**Your instructions**
Lines from the one containing "Generate a web" to the one containing "0.0529, 0.0541, 0.0550];", both lines included, are to be extracted exactly from the data below; pictures are excluded.

**Dataset records**

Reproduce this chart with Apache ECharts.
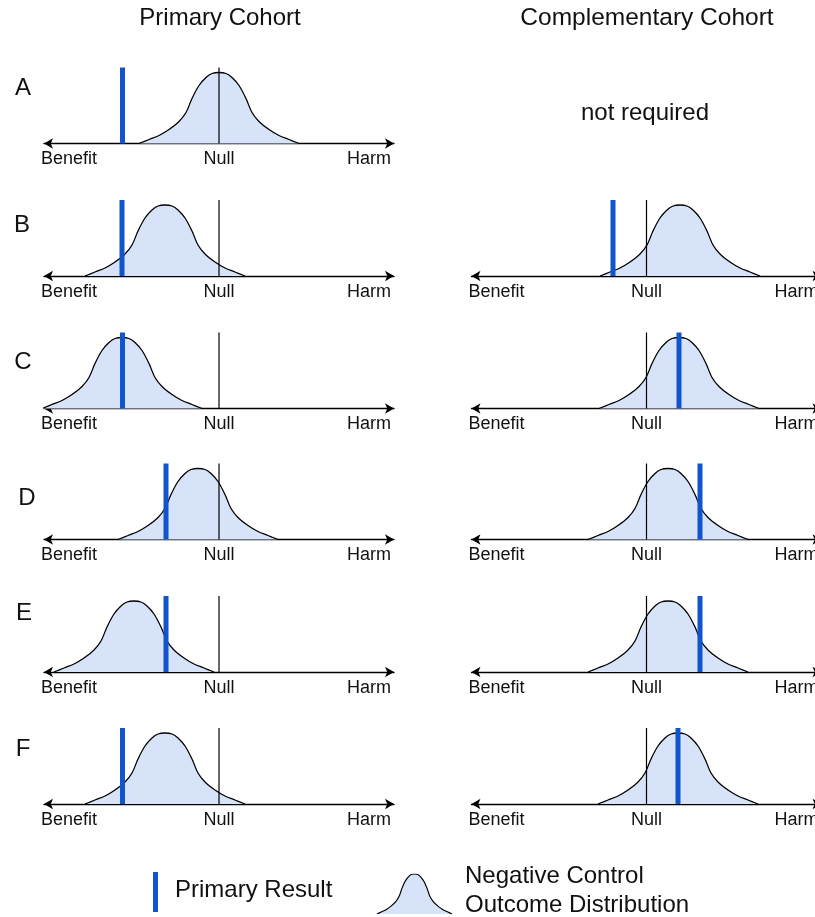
<!DOCTYPE html>
<html><head><meta charset="utf-8">
<script src="https://cdn.jsdelivr.net/npm/echarts@6/dist/echarts.min.js"></script>
<style>html,body{margin:0;padding:0;background:#fff}#c{width:815px;height:917px}</style>
</head><body><div id="c"></div>
<script>
// ---- data (x in effect units, null = 0; y in curve height units) ----
const rowLabels = ['A', 'B', 'C', 'D', 'E', 'F'];
const columnTitles = ['Primary Cohort', 'Complementary Cohort'];
const primaryCurveCenter = [0, -5.4, -9.7, -2.1, -8.5, -5.4];
const primaryResult      = [-9.65, -9.7, -9.65, -5.3, -5.3, -9.65];
const compCurveCenter    = [null, 3.35, 3.25, 2.15, 2.15, 3.15];
const compResult         = [null, -3.35, 3.25, 5.35, 5.35, 3.15];
const curveOffsets = [-8, -7, -6, -5, -4, -3.3, -2.7, -2, -1.3, -0.7, 0, 0.7, 1.3, 2, 2.7, 3.3, 4, 5, 6, 7, 8];
const curveHeights = [0, 4, 8, 14, 22, 31, 45, 58, 66, 70, 71, 70, 66, 58, 45, 31, 22, 14, 8, 4, 0];
const tickPositions = [-15, 0, 15];
const tickLabels = ['Benefit', 'Null', 'Harm'];
const notRequiredText = 'not required';
const legendLabels = ['Primary Result', 'Negative Control', 'Outcome Distribution'];

// ---- layout / style ----
const FONT = 'Liberation Sans, Arial, sans-serif';
const BLUE = '#1155cc';
const FILL = '#d6e3f8';
const axisY = [143.5, 276, 408.5, 539.5, 672, 804];
const letterPos = [[23, 88], [22, 225], [23, 362], [27, 498], [24, 613], [23, 749]];
const colLeft = [44, 471.5];
const MARK_H = 76;

const grids = [], xAxes = [], yAxes = [], series = [];

function addPanel(left, ay, center, result) {
  const gi = grids.length;
  grids.push({ left: left, width: 350, top: ay - 80, height: 80, outerBoundsMode: 'none', containLabel: false });
  xAxes.push({
    gridIndex: gi, type: 'value', min: -17.5, max: 17.5,
    axisLine: { show: true, onZero: false, lineStyle: { color: '#000', width: 1.3 },
      symbol: ['arrow', 'arrow'], symbolSize: [8, 9] },
    axisTick: { show: false }, splitLine: { show: false },
    axisLabel: {
      customValues: tickPositions, hideOverlap: false,
      formatter: function (v) { const i = tickPositions.indexOf(v); return i >= 0 ? tickLabels[i] : ''; },
      fontSize: 18, color: '#111', margin: 7, fontFamily: FONT
    }
  });
  yAxes.push({ gridIndex: gi, type: 'value', min: 0, max: 80, show: false });
  series.push({
    type: 'line', xAxisIndex: gi, yAxisIndex: gi, silent: true, z: 2,
    data: curveOffsets.map((o, i) => [center + o, curveHeights[i]]),
    smooth: 0.35, symbol: 'none',
    lineStyle: { color: '#000', width: 1.3 },
    areaStyle: { color: FILL, opacity: 1 }
  });
  series.push({
    type: 'line', xAxisIndex: gi, yAxisIndex: gi, silent: true, z: 3,
    data: [[0, 0], [0, MARK_H]], symbol: 'none',
    lineStyle: { color: '#000', width: 1.2 }
  });
  series.push({
    type: 'line', xAxisIndex: gi, yAxisIndex: gi, silent: true, z: 4,
    data: [[result, 0], [result, MARK_H]], symbol: 'none',
    lineStyle: { color: BLUE, width: 5, cap: 'butt' }
  });
}

for (let r = 0; r < rowLabels.length; r++) {
  addPanel(colLeft[0], axisY[r], primaryCurveCenter[r], primaryResult[r]);
  if (compCurveCenter[r] !== null) addPanel(colLeft[1], axisY[r], compCurveCenter[r], compResult[r]);
}

// legend curve icon
{
  const gi = grids.length;
  grids.push({ left: 377, width: 75, top: 874, height: 40, outerBoundsMode: 'none' });
  xAxes.push({ gridIndex: gi, type: 'value', min: -8, max: 8, show: false });
  yAxes.push({ gridIndex: gi, type: 'value', min: 0, max: 71, show: false });
  series.push({
    type: 'line', xAxisIndex: gi, yAxisIndex: gi, silent: true,
    data: curveOffsets.map((o, i) => [o, curveHeights[i]]),
    smooth: 0.35, symbol: 'none',
    lineStyle: { color: '#000', width: 1.2 },
    areaStyle: { color: FILL, opacity: 1 }
  });
}

const graphics = [];
function txt(x, y, text, size, align) {
  graphics.push({ type: 'text', x: x, y: y, silent: true,
    style: { text: text, font: size + 'px ' + FONT, fill: '#111', align: align || 'center', verticalAlign: 'middle' } });
}
txt(220, 18, columnTitles[0], 24);
txt(647, 18, columnTitles[1], 24.5);
txt(645, 113, notRequiredText, 24);
rowLabels.forEach((l, i) => txt(letterPos[i][0], letterPos[i][1], l, 24));
graphics.push({ type: 'rect', silent: true, shape: { x: 153, y: 872, width: 5, height: 40 }, style: { fill: BLUE } });
txt(175, 890, legendLabels[0], 24, 'left');
txt(465, 876, legendLabels[1], 24, 'left');
txt(465, 905, legendLabels[2], 24, 'left');

const chart = echarts.init(document.getElementById('c'));
chart.setOption({
  animation: false,
  grid: grids, xAxis: xAxes, yAxis: yAxes, series: series,
  graphic: graphics
});
</script></body></html>
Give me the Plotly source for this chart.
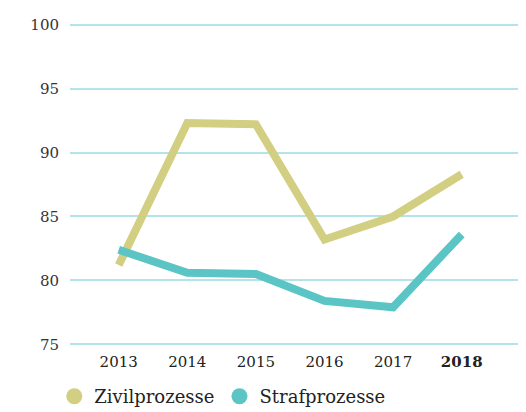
import plotly.graph_objects as go

years = [2013, 2014, 2015, 2016, 2017, 2018]
tick_labels = ["2013", "2014", "2015", "2016", "2017", "<b>2018</b>"]
zivil = [81.2, 92.3, 92.2, 83.2, 85.0, 88.3]
straf = [82.4, 80.6, 80.5, 78.4, 77.9, 83.6]

c_zivil = "#d3cf82"
c_straf = "#5bc5c6"
font_family = "DejaVu Serif"

fig = go.Figure()
fig.add_trace(go.Scatter(x=years, y=zivil, mode="lines", line=dict(color=c_zivil, width=8),
                         showlegend=False, hoverinfo="skip"))
fig.add_trace(go.Scatter(x=years, y=straf, mode="lines", line=dict(color=c_straf, width=8),
                         showlegend=False, hoverinfo="skip"))
fig.add_trace(go.Scatter(x=[None], y=[None], mode="markers", name="Zivilprozesse",
                         marker=dict(color=c_zivil, size=20)))
fig.add_trace(go.Scatter(x=[None], y=[None], mode="markers", name="Strafprozesse",
                         marker=dict(color=c_straf, size=20)))

fig.update_layout(
    width=526, height=412,
    margin=dict(l=62, r=14, t=14, b=73, autoexpand=False),
    paper_bgcolor="white", plot_bgcolor="white",
    font=dict(family=font_family, color="#333333", size=15),
    xaxis=dict(range=[2012.29, 2018.85], tickmode="array", tickvals=years, ticktext=tick_labels,
               showgrid=False, zeroline=False, showline=False, ticks="", automargin=False,
               tickfont=dict(size=15, color="#222222"), ticklabelstandoff=4),
    yaxis=dict(range=[74.8, 100.2], tickvals=[75, 80, 85, 90, 95, 100], showgrid=True,
               gridcolor="#b3e4ea", gridwidth=1.5, zeroline=False, showline=False, ticks="",
               automargin=False,
               tickfont=dict(size=15, color="#333333"), ticklabelstandoff=10),
    legend=dict(orientation="h", xref="container", yref="container",
                x=0.088, xanchor="left", y=0.012, yanchor="bottom",
                font=dict(size=18, color="#222222"), itemsizing="trace",
                itemwidth=30, tracegroupgap=0),
    showlegend=True,
)

fig.write_html("out.html")
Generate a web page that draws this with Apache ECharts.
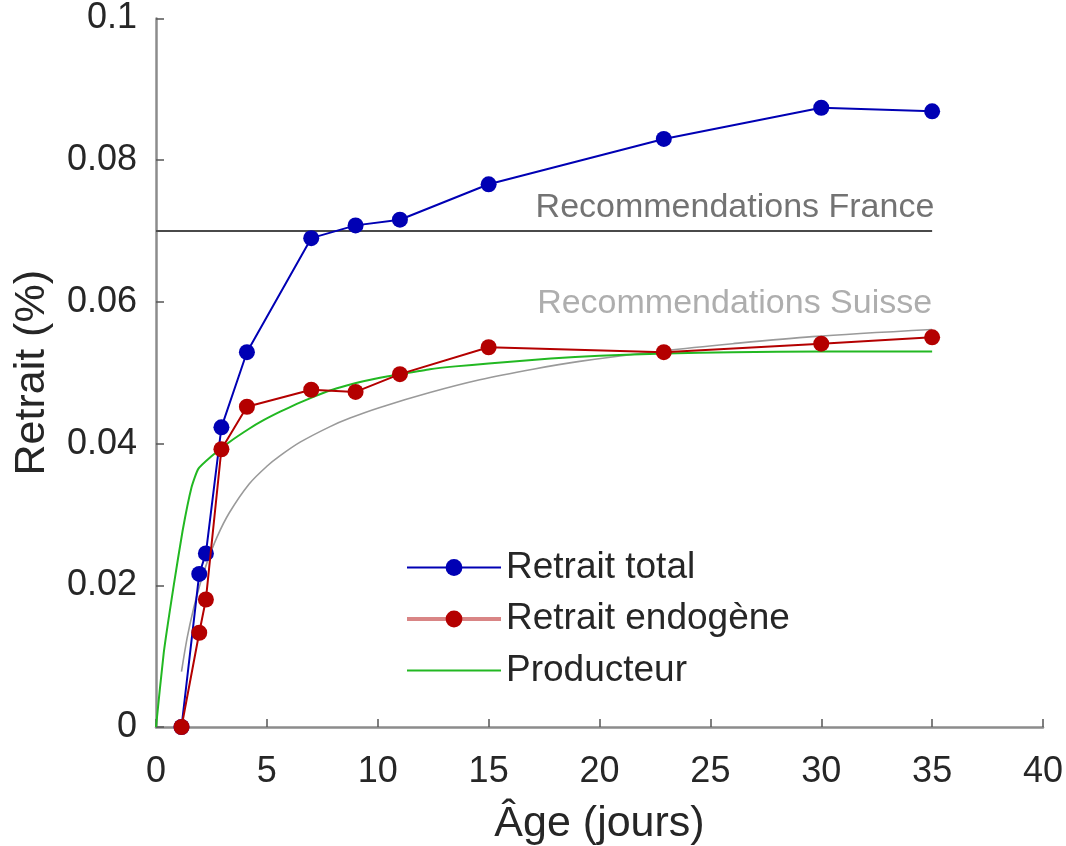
<!DOCTYPE html>
<html>
<head>
<meta charset="utf-8">
<title>Retrait en fonction de l'âge</title>
<script src="https://cdn.jsdelivr.net/npm/echarts@6/dist/echarts.min.js"></script>
<style>
  html, body { margin: 0; padding: 0; background: #ffffff; }
  #chart { width: 1066px; height: 846px; }
</style>
</head>
<body>
<div id="chart"></div>
<script>
// Measurement days (x) and shrinkage values (%)
const ages = [1.15, 1.95, 2.25, 2.95, 4.1, 7, 9, 11, 15, 22.9, 30, 35];
const retraitTotal = [0, 0.0216, 0.0245, 0.0423, 0.0529, 0.0690, 0.0708, 0.0716, 0.0766, 0.0830, 0.0874, 0.0869];
const retraitEndogene = [0, 0.0133, 0.0180, 0.0392, 0.0452, 0.0476, 0.0473, 0.0498, 0.0536, 0.0529, 0.0541, 0.0550];

// Manufacturer curve (Producteur)
const producteurX = [0, 0.35, 0.8, 1.2, 1.6, 1.9, 2.5, 3.3, 4.2, 4.85, 5.6, 6.35, 7.1, 7.85, 8.6, 9.35, 10.1, 10.85, 12.35, 13.5, 15, 17.8, 20, 23, 26, 30, 35];
const producteurY = [0, 0.0105, 0.0200, 0.0277, 0.0338, 0.0364, 0.0382, 0.0402, 0.0421, 0.0433, 0.0445, 0.0456, 0.0466, 0.0475, 0.0482, 0.0488, 0.0493, 0.0497, 0.0505, 0.0509, 0.0513, 0.0520, 0.0524, 0.0527, 0.0529, 0.0530, 0.0530];

// Swiss recommendation curve
const suisseX = [1.15, 1.4, 1.7, 2.0, 2.3, 2.75, 3.3, 4.2, 5.0, 5.6, 6.5, 7.85, 8.75, 10.1, 12.35, 14.6, 17, 19.1, 22.9, 26, 29.6, 35];
const suisseY = [0.0078, 0.0125, 0.0168, 0.0203, 0.0232, 0.0268, 0.0302, 0.0343, 0.0368, 0.0383, 0.0402, 0.0424, 0.0436, 0.0451, 0.0472, 0.0490, 0.0505, 0.0516, 0.0531, 0.0541, 0.0551, 0.0561];

// French recommendation (constant level)
const franceLevel = 0.07;
const franceRange = [0, 35];

// Axis ticks
const xTicks = [0, 5, 10, 15, 20, 25, 30, 35, 40];
const yTicks = [0, 0.02, 0.04, 0.06, 0.08, 0.1];

const FONT = 'Liberation Sans, Arial, Helvetica, sans-serif';
const TEXT = '#262626';
const zip = (xs, ys) => xs.map((x, i) => [x, ys[i]]);

const chart = echarts.init(document.getElementById('chart'), null, { renderer: 'canvas' });

const option = {
  backgroundColor: '#ffffff',
  animation: false,
  grid: { left: 156, right: 23, top: 18.5, bottom: 119, containLabel: false, outerBoundsMode: 'none' },
  xAxis: {
    type: 'value',
    min: xTicks[0],
    max: xTicks[xTicks.length - 1],
    interval: xTicks[1] - xTicks[0],
    name: 'Âge (jours)',
    nameLocation: 'middle',
    nameGap: 76,
    nameTextStyle: { fontFamily: FONT, fontSize: 43, color: TEXT },
    axisLine: { show: true, lineStyle: { color: '#8c8c8c', width: 2.5 } },
    axisTick: { show: true, inside: true, length: 8, lineStyle: { color: '#555555', width: 1.5 } },
    axisLabel: { fontFamily: FONT, fontSize: 36, color: TEXT, margin: 27 },
    splitLine: { show: false }
  },
  yAxis: {
    type: 'value',
    min: yTicks[0],
    max: yTicks[yTicks.length - 1],
    interval: yTicks[1] - yTicks[0],
    name: 'Retrait (%)',
    nameLocation: 'middle',
    nameGap: 102,
    nameTextStyle: { fontFamily: FONT, fontSize: 43, color: TEXT },
    axisLine: { show: true, lineStyle: { color: '#8c8c8c', width: 2.5 } },
    axisTick: { show: true, inside: true, length: 8, lineStyle: { color: '#555555', width: 1.5 } },
    axisLabel: {
      fontFamily: FONT, fontSize: 36, color: TEXT, margin: 19,
      formatter: v => String(+v.toFixed(3))
    },
    splitLine: { show: false }
  },
  legend: {
    orient: 'vertical',
    left: 405,
    top: 549,
    padding: 0,
    itemWidth: 94,
    itemHeight: 21,
    itemGap: 14.5,
    textStyle: { fontFamily: FONT, fontSize: 37, lineHeight: 37, color: TEXT },
    data: [
      { name: 'Retrait total', lineStyle: { color: '#0000b4', width: 2 } },
      { name: 'Retrait endogène', lineStyle: { color: '#d98585', width: 4 } },
      { name: 'Producteur', lineStyle: { color: '#22b822', width: 2 }, itemStyle: { opacity: 0 } }
    ]
  },
  series: [
    {
      name: 'Recommandation France',
      type: 'line',
      data: franceRange.map(x => [x, franceLevel]),
      symbol: 'none',
      silent: true,
      z: 1,
      lineStyle: { color: '#4a4a4a', width: 2 }
    },
    {
      name: 'Suisse',
      type: 'line',
      data: zip(suisseX, suisseY),
      symbol: 'none',
      silent: true,
      smooth: 0.3,
      z: 2,
      lineStyle: { color: '#9a9a9a', width: 1.6 }
    },
    {
      name: 'Producteur',
      type: 'line',
      data: zip(producteurX, producteurY),
      symbol: 'none',
      smooth: 0.15,
      z: 3,
      itemStyle: { color: '#22b822' },
      lineStyle: { color: '#22b822', width: 2 }
    },
    {
      name: 'Retrait total',
      type: 'line',
      data: zip(ages, retraitTotal),
      symbol: 'circle',
      symbolSize: 16,
      z: 4,
      itemStyle: { color: '#0000b4' },
      lineStyle: { color: '#0000b4', width: 2 }
    },
    {
      name: 'Retrait endogène',
      type: 'line',
      data: zip(ages, retraitEndogene),
      symbol: 'circle',
      symbolSize: 16,
      z: 5,
      itemStyle: { color: '#b40000' },
      lineStyle: { color: '#b40000', width: 2 }
    },
    {
      // Text annotations for the two recommendation levels
      name: 'annotations',
      type: 'scatter',
      symbolSize: 0,
      silent: true,
      z: 6,
      data: [
        { value: [35.1, 0.0733], label: { formatter: 'Recommendations France', color: '#505050' } },
        { value: [35.0, 0.0598], label: { formatter: 'Recommendations Suisse', color: '#9a9a9a' } }
      ],
      label: {
        show: true,
        position: 'left',
        distance: 0,
        fontFamily: FONT,
        fontSize: 34
      }
    }
  ]
};

chart.setOption(option);
</script>
</body>
</html>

**Exercise output**
Generate a web page that draws this with Apache ECharts.
<!DOCTYPE html>
<html>
<head>
<meta charset="utf-8">
<title>Retrait en fonction de l'âge</title>
<script src="https://cdn.jsdelivr.net/npm/echarts@6/dist/echarts.min.js"></script>
<style>
  html, body { margin: 0; padding: 0; background: #ffffff; }
  #chart { width: 1066px; height: 846px; }
</style>
</head>
<body>
<div id="chart"></div>
<script>
// Measurement days (x) and shrinkage values (%)
const ages = [1.15, 1.95, 2.25, 2.95, 4.1, 7, 9, 11, 15, 22.9, 30, 35];
const retraitTotal = [0, 0.0216, 0.0245, 0.0423, 0.0529, 0.0690, 0.0708, 0.0716, 0.0766, 0.0830, 0.0874, 0.0869];
const retraitEndogene = [0, 0.0133, 0.0180, 0.0392, 0.0452, 0.0476, 0.0473, 0.0498, 0.0536, 0.0529, 0.0541, 0.0550];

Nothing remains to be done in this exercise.